I have an idea from my many years of studying religion and the Bible that while an individual may have an Extraordinary Spiritual Experience, the meaning available is very limited to that person until the experience is shared with others. Only in community do we gain the depth of meaning available from our experiences. This itself becomes an expansion of the ESE for others. When we speak of faith communities, we are speaking of a group of people who have either had their own experiences, or they trust the experiences that others have had (I am keenly aware how badly this can go; the beautiful insights of an ESE can also turn into the horrors of a cult). 

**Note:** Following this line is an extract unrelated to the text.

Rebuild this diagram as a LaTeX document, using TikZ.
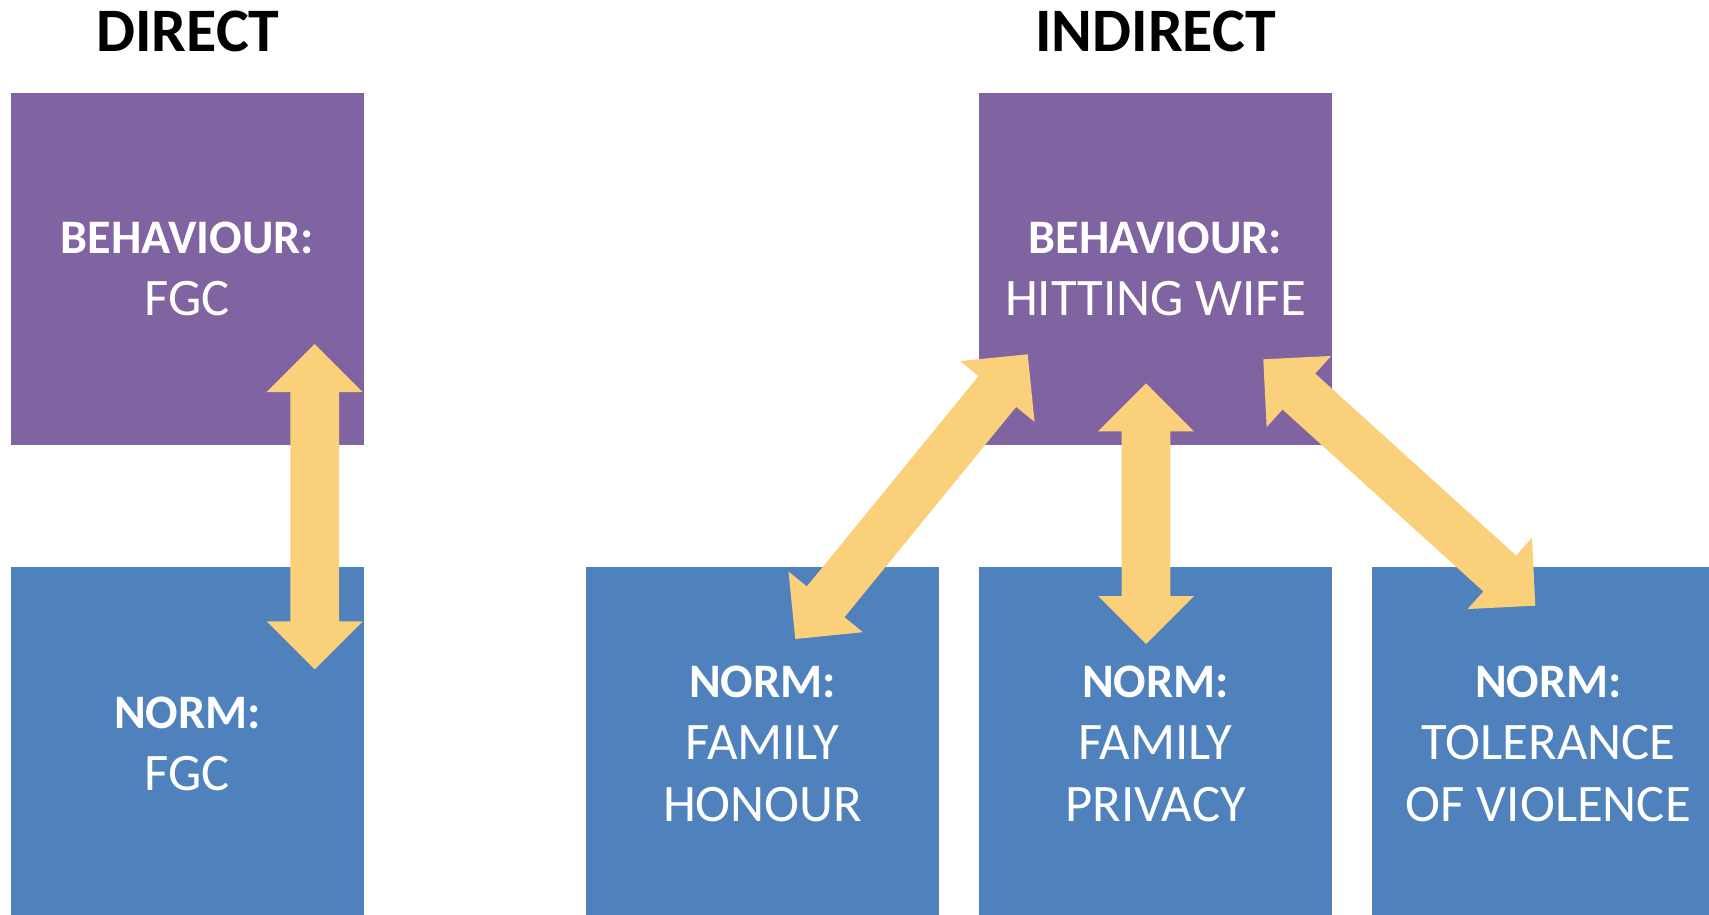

My hope in creating a cartography of ESEs is that we can create a new map that helps us generate spaces where spiritual experience can be shared in a structured way, not to reinforce dogmatics or even traditions, but to find out where the new maps are pointing towards. 

By changing our maps of understanding and interpretation, we create new ways to share our experiences, and by sharing our experiences we overlay new maps on familiar ground so we can experience it differently. 

From ChatSonic AI

3 thoughts on “Gathering The Experienced”

  1. >>Religion, or the art of connecting people together (ligare, the Latin root verb form for ‘religion’, is also where we get the word ‘ligament’), is as much about how we experience and have experiences with other people as it is about what we might believe. <<

    It's true, it's true! You DO know Ligare! 😆

  2. More babbling:

    Love the Kirkegaard paragraph, and then this:

    >>The lesson I draw from this is simple. I, as an individual, am the experience of the church for other people. I am the experience of faith for other people. How I act with integrity, authenticity, and desire toward what I have claimed for my faith is what is important, not the particulars of what I believe.<<

    This is what I mean when I say I'm a Jesus freak. I want to live like He did. Love, love, love. Kindness, compassion. But: So many trappings of personal emotional programs and, of course, the society in which we live. It's so easy and so difficult.